• **Set exercise**:
Below are the records. Retype, exactly, the lines from the first through the line with "import plotly.graph_objects as go", and leave out the pictures.

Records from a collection
+ + + + +

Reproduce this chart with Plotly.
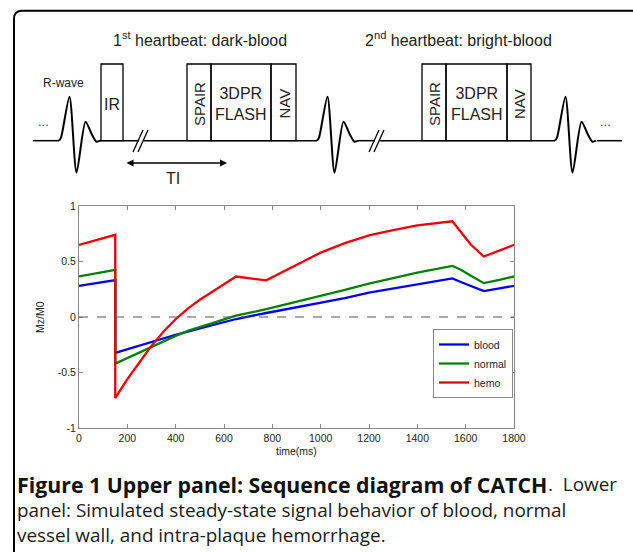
import plotly.graph_objects as go

# ---------------- data (lower panel) ----------------
time_ms = [0, 150, 150, 200, 250, 300, 350, 400, 450, 500, 550, 600, 650, 775,
           900, 1000, 1100, 1200, 1300, 1400, 1545, 1580, 1620, 1675, 1740, 1800]
blood = [0.281, 0.332, -0.323, -0.29, -0.255, -0.222, -0.19, -0.16, -0.132, -0.105,
         -0.078, -0.05, -0.018, 0.036, 0.085, 0.13, 0.17, 0.22, 0.255, 0.293,
         0.347, 0.315, 0.28, 0.234, 0.258, 0.281]
normal = [0.365, 0.425, -0.42, -0.37, -0.32, -0.265, -0.215, -0.17, -0.125, -0.09,
          -0.055, -0.02, 0.012, 0.07, 0.135, 0.19, 0.245, 0.30, 0.35, 0.40,
          0.461, 0.425, 0.375, 0.305, 0.335, 0.365]
hemo = [0.65, 0.74, -0.73, -0.56, -0.41, -0.26, -0.13, -0.02, 0.075, 0.155,
        0.225, 0.295, 0.365, 0.33, 0.47, 0.58, 0.665, 0.735, 0.782, 0.825,
        0.862, 0.77, 0.655, 0.545, 0.597, 0.65]
series_names = ["blood", "normal", "hemo"]
series_colors = ["#0000ee", "#008000", "#ee0000"]
x_ticks = [0, 200, 400, 600, 800, 1000, 1200, 1400, 1600, 1800]
y_ticks = [-1, -0.5, 0, 0.5, 1]
y_tick_labels = ["-1", "-0.5", "0", "0.5", "1"]

# ---------------- upper panel (sequence diagram, pixel space) ----------------
W, H = 633, 552
base_y = 140.7
ecg_starts = [59, 317, 555]
ecg_dx = [0, 2, 10.5, 17.5, 26.5, 33, 37.5, 41]
ecg_dy = [0, -3, -44, 32, -19, -6, 1, 0]
baseline_segments = [(33, 59), (99, 138.6), (143.6, 317), (358, 374.6), (379.6, 555), (597, 622)]
breaks = [133, 369]
boxes = [(101, 123, "IR", 0), (187, 211, "SPAIR", -90), (211, 271, "3DPR<br>FLASH", 0),
         (271, 296, "NAV", -90), (422, 446, "SPAIR", -90), (446, 507, "3DPR<br>FLASH", 0),
         (507, 531, "NAV", -90)]
box_top = 64

ARIAL = "Liberation Sans, Arial, sans-serif"
fig = go.Figure()

for name, vals, col in zip(series_names, [blood, normal, hemo], series_colors):
    fig.add_trace(go.Scatter(x=time_ms, y=vals, mode="lines", name=name,
                             line=dict(color=col, width=2.3), xaxis="x", yaxis="y"))

# ECG waveforms
for s in ecg_starts:
    fig.add_trace(go.Scatter(x=[s + d for d in ecg_dx], y=[base_y + d for d in ecg_dy],
                             mode="lines", line=dict(color="black", width=2, shape="spline", smoothing=0.7),
                             showlegend=False, hoverinfo="skip", xaxis="x2", yaxis="y2"))
# baseline
for a, b in baseline_segments:
    fig.add_trace(go.Scatter(x=[a, b], y=[base_y, base_y], mode="lines",
                             line=dict(color="black", width=1.5), showlegend=False,
                             hoverinfo="skip", xaxis="x2", yaxis="y2"))
# break marks
for bx in breaks:
    for off in (0, 5):
        fig.add_trace(go.Scatter(x=[bx + off, bx + off + 10], y=[152, 130], mode="lines",
                                 line=dict(color="black", width=1.3), showlegend=False,
                                 hoverinfo="skip", xaxis="x2", yaxis="y2"))

shapes = []
annotations = []
for x0, x1, label, ang in boxes:
    shapes.append(dict(type="rect", xref="x2", yref="y2", x0=x0, x1=x1, y0=box_top, y1=base_y,
                       line=dict(color="black", width=1.3), fillcolor="rgba(0,0,0,0)", layer="above"))
    annotations.append(dict(xref="x2", yref="y2", x=(x0 + x1) / 2, y=104,
                            text=label, showarrow=False, textangle=ang,
                            font=dict(family=ARIAL, size=16 if ang == 0 else 15, color="#222")))

# frame
shapes.append(dict(type="path", xref="x2", yref="y2",
                   path="M 633,10.7 L 22,10.7 Q 14,10.7 14,18.7 L 14,552",
                   line=dict(color="black", width=2)))
# zero dashed line
shapes.append(dict(type="line", xref="x domain", yref="y", x0=0, x1=1, y0=0, y1=0,
                   line=dict(color="#555", width=1, dash="dash")))

txt_font = dict(family=ARIAL, size=16, color="#222")
annotations += [
    dict(xref="x2", yref="y2", x=200, y=39, text="1<sup>st</sup> heartbeat: dark-blood", showarrow=False, font=txt_font),
    dict(xref="x2", yref="y2", x=458, y=39, text="2<sup>nd</sup> heartbeat: bright-blood", showarrow=False, font=txt_font),
    dict(xref="x2", yref="y2", x=63, y=83, text="R-wave", showarrow=False,
         font=dict(family=ARIAL, size=12, color="#222")),
    dict(xref="x2", yref="y2", x=43, y=121, text="...", showarrow=False,
         font=dict(family=ARIAL, size=13, color="#444")),
    dict(xref="x2", yref="y2", x=605, y=121, text="...", showarrow=False,
         font=dict(family=ARIAL, size=13, color="#444")),
    dict(xref="x2", yref="y2", x=173, y=178, text="TI", showarrow=False, font=txt_font),
    dict(xref="x2", yref="y2", axref="x2", ayref="y2", x=227, y=163, ax=125, ay=163,
         text="", showarrow=True, arrowhead=2, arrowside="end+start", arrowwidth=1.4,
         arrowsize=1, arrowcolor="black"),
    # axis titles
    dict(xref="x2", yref="y2", x=40, y=317, text="Mz/M0", showarrow=False, textangle=-90,
         font=dict(family=ARIAL, size=10.5, color="#222")),
    dict(xref="x2", yref="y2", x=296, y=451, text="time(ms)", showarrow=False,
         font=dict(family=ARIAL, size=10.5, color="#222")),
]

# caption
bold_font = dict(family="Open Sans", size=21.3, color="#111", weight="bold")
reg_font = dict(family="Open Sans", size=18.9, color="#1a1a1a")
annotations += [
    dict(xref="x2", yref="y2", x=15, y=484, xanchor="left", yanchor="middle", showarrow=False,
         text="Figure 1 Upper panel: Sequence diagram of CATCH", font=bold_font),
    dict(xref="x2", yref="y2", x=546, y=484, xanchor="left", yanchor="middle", showarrow=False,
         text=".  Lower", font=reg_font),
    dict(xref="x2", yref="y2", x=15, y=510, xanchor="left", yanchor="middle", showarrow=False,
         text="panel: Simulated steady-state signal behavior of blood, normal", font=reg_font),
    dict(xref="x2", yref="y2", x=15, y=535, xanchor="left", yanchor="middle", showarrow=False,
         text="vessel wall, and intra-plaque hemorrhage.", font=reg_font),
]

ax_font = dict(family=ARIAL, size=10.5, color="#222")
fig.update_layout(
    template="none",
    width=W, height=H, margin=dict(l=0, r=0, t=0, b=0, pad=0, autoexpand=False),
    paper_bgcolor="white", plot_bgcolor="rgba(0,0,0,0)",
    font=dict(family=ARIAL, color="#222"),
    xaxis=dict(domain=[79 / W, 514 / W], range=[0, 1800], tickvals=x_ticks, automargin=False,
               showgrid=False, zeroline=False, showline=True, linecolor="#888", linewidth=1,
               mirror="ticks", ticks="inside", ticklen=4, tickcolor="#888", tickfont=ax_font,
               anchor="y"),
    yaxis=dict(domain=[(H - 428) / H, (H - 206) / H], range=[-1, 1], tickvals=y_ticks,
               ticktext=y_tick_labels, showgrid=False, zeroline=False, showline=True, automargin=False,
               linecolor="#888", linewidth=1, mirror="ticks", ticks="inside", ticklen=4,
               tickcolor="#888", tickfont=ax_font, anchor="x"),
    xaxis2=dict(domain=[0, 1], range=[0, W], visible=False, anchor="y2", fixedrange=True, automargin=False),
    yaxis2=dict(domain=[0, 1], range=[H, 0], visible=False, anchor="x2", fixedrange=True, automargin=False),
    legend=dict(x=513 / W, y=(H - 398) / H, xanchor="right", yanchor="bottom",
                bgcolor="white", bordercolor="#888", borderwidth=1,
                font=dict(family=ARIAL, size=10.5, color="#222"),
                tracegroupgap=0, itemwidth=30),
    shapes=shapes, annotations=annotations, showlegend=True,
)

fig.write_html("out.html", config={"displayModeBar": False},
               post_script="document.body.style.margin='0px';document.body.style.overflow='hidden';")
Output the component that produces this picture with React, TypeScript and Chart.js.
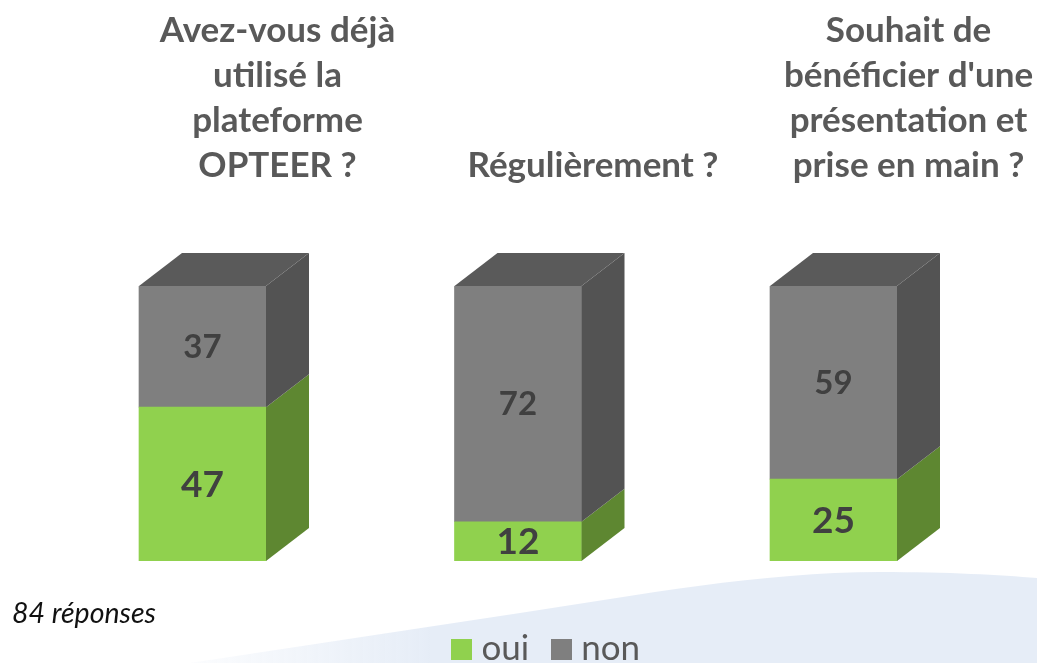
import React, { useEffect, useRef } from "react";
import { Chart, registerables } from "chart.js";

Chart.register(...registerables);

const categories = [
  ["Avez-vous déjà", "utilisé la", "plateforme", "OPTEER ?"],
  ["Régulièrement ?"],
  ["Souhait de", "bénéficier d'une", "présentation et", "prise en main ?"],
];
const ouiValues = [47, 12, 25];
const nonValues = [37, 72, 59];
const noteText = "84 réponses";
const labelSizes = { oui: 37, non: 33 };

const FONT = "Lato, Carlito, sans-serif";
const GREEN = "#90D14E";
const GREEN_SIDE = "#5E8731";
const GRAY = "#7F7F7F";
const GRAY_SIDE = "#535353";
const GRAY_TOP = "#5A5A5A";
const TEXT = "#595959";
const DEPTH_X = 43;
const DEPTH_Y = 33;

function swatch(color: string) {
  const c = document.createElement("canvas");
  c.width = 21;
  c.height = 21;
  const g = c.getContext("2d") as CanvasRenderingContext2D;
  g.fillStyle = color;
  g.fillRect(0, 0, 21, 21);
  return c;
}

const backdrop = {
  id: "backdrop",
  beforeDraw(chart: any) {
    const { ctx, width, height } = chart;
    const g = ctx.createLinearGradient(150, 0, 430, 0);
    g.addColorStop(0, "rgba(230,237,247,0)");
    g.addColorStop(1, "#E6EDF7");
    ctx.save();
    ctx.fillStyle = g;
    ctx.beginPath();
    ctx.moveTo(190, height);
    ctx.lineTo(520, 613);
    ctx.bezierCurveTo(640, 595, 760, 572, 880, 572);
    ctx.bezierCurveTo(950, 572, 1000, 575, width, 578);
    ctx.lineTo(width, height);
    ctx.closePath();
    ctx.fill();
    ctx.restore();
  },
};

const boxShift = {
  id: "boxShift",
  afterLayout(chart: any) {
    chart.legend.left += 32;
    chart.legend.right += 32;
    const note = chart.boxes.find((b: any) => b.options && b.options.text === noteText);
    if (note) note.left = 12;
  },
};

const cuboid = {
  id: "cuboid",
  afterDatasetsDraw(chart: any) {
    const { ctx } = chart;
    ctx.save();
    chart.data.datasets.forEach((ds: any, di: number) => {
      const last = di === chart.data.datasets.length - 1;
      chart.getDatasetMeta(di).data.forEach((bar: any) => {
        const right = bar.x + bar.width / 2;
        const left = bar.x - bar.width / 2;
        ctx.fillStyle = di === 0 ? GREEN_SIDE : GRAY_SIDE;
        ctx.beginPath();
        ctx.moveTo(right, bar.base);
        ctx.lineTo(right + DEPTH_X, bar.base - DEPTH_Y);
        ctx.lineTo(right + DEPTH_X, bar.y - DEPTH_Y);
        ctx.lineTo(right, bar.y);
        ctx.closePath();
        ctx.fill();
        if (last) {
          ctx.fillStyle = GRAY_TOP;
          ctx.beginPath();
          ctx.moveTo(left, bar.y);
          ctx.lineTo(left + DEPTH_X, bar.y - DEPTH_Y);
          ctx.lineTo(right + DEPTH_X, bar.y - DEPTH_Y);
          ctx.lineTo(right, bar.y);
          ctx.closePath();
          ctx.fill();
        }
      });
    });
    ctx.textAlign = "center";
    ctx.textBaseline = "middle";
    ctx.fillStyle = "#404040";
    chart.data.datasets.forEach((ds: any, di: number) => {
      const size = di === 0 ? labelSizes.oui : labelSizes.non;
      ctx.font = `bold ${size}px ${FONT}`;
      chart.getDatasetMeta(di).data.forEach((bar: any, i: number) => {
        ctx.fillText(String(ds.data[i]), bar.x, (bar.y + bar.base) / 2 + 1);
      });
    });
    ctx.restore();
  },
};

export default function App() {
  const ref = useRef<HTMLCanvasElement>(null);
  useEffect(() => {
    const chart = new Chart(ref.current as HTMLCanvasElement, {
      type: "bar",
      data: {
        labels: categories as any,
        datasets: [
          { label: "oui", data: ouiValues, backgroundColor: GREEN, pointStyle: swatch(GREEN), barThickness: 127 } as any,
          { label: "non", data: nonValues, backgroundColor: GRAY, pointStyle: swatch(GRAY), barThickness: 127 } as any,
        ],
      },
      plugins: [backdrop, boxShift, cuboid],
      options: {
        responsive: false,
        animation: false,
        layout: { padding: { left: 44.75, right: 45.75, top: -90, bottom: -13.5 } },
        scales: {
          x: {
            stacked: true,
            position: "top",
            grid: { display: false, drawTicks: false },
            border: { display: false },
            afterFit(scale: any) {
              scale.paddingLeft = 0;
              scale.paddingRight = 0;
            },
            ticks: {
              color: TEXT,
              font: { family: FONT, size: 35, weight: "bold", lineHeight: "45px" },
              padding: 98,
              labelOffset: 75,
              maxRotation: 0,
              minRotation: 0,
              autoSkip: false,
            },
          },
          y: { stacked: true, display: false, min: 0, max: 84 },
        },
        plugins: {
          tooltip: { enabled: false },
          title: { display: false },
          subtitle: {
            display: true,
            text: noteText,
            position: "bottom",
            align: "start",
            weight: 500,
            color: "#111111",
            font: { family: FONT, size: 28.5, style: "italic", weight: "normal", lineHeight: 1.2 },
            padding: { top: 36, bottom: -30.2 },
          } as any,
          legend: {
            display: true,
            position: "bottom",
            labels: {
              color: TEXT,
              font: { family: FONT, size: 35, lineHeight: 1 },
              usePointStyle: true,
              boxHeight: 21,
              pointStyleWidth: 4,
              padding: 30.5,
            },
          },
        },
      },
    });
    return () => chart.destroy();
  }, []);
  return (
    <div style={{ position: "absolute", left: 0, top: 0, width: 1037, height: 663, overflow: "hidden", background: "#fff" }}>
      <canvas ref={ref} width={1037} height={663} style={{ display: "block" }} />
    </div>
  );
}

+ + + + +

• **Task answer**:
Reproduce this chart with Plotly.
import plotly.graph_objects as go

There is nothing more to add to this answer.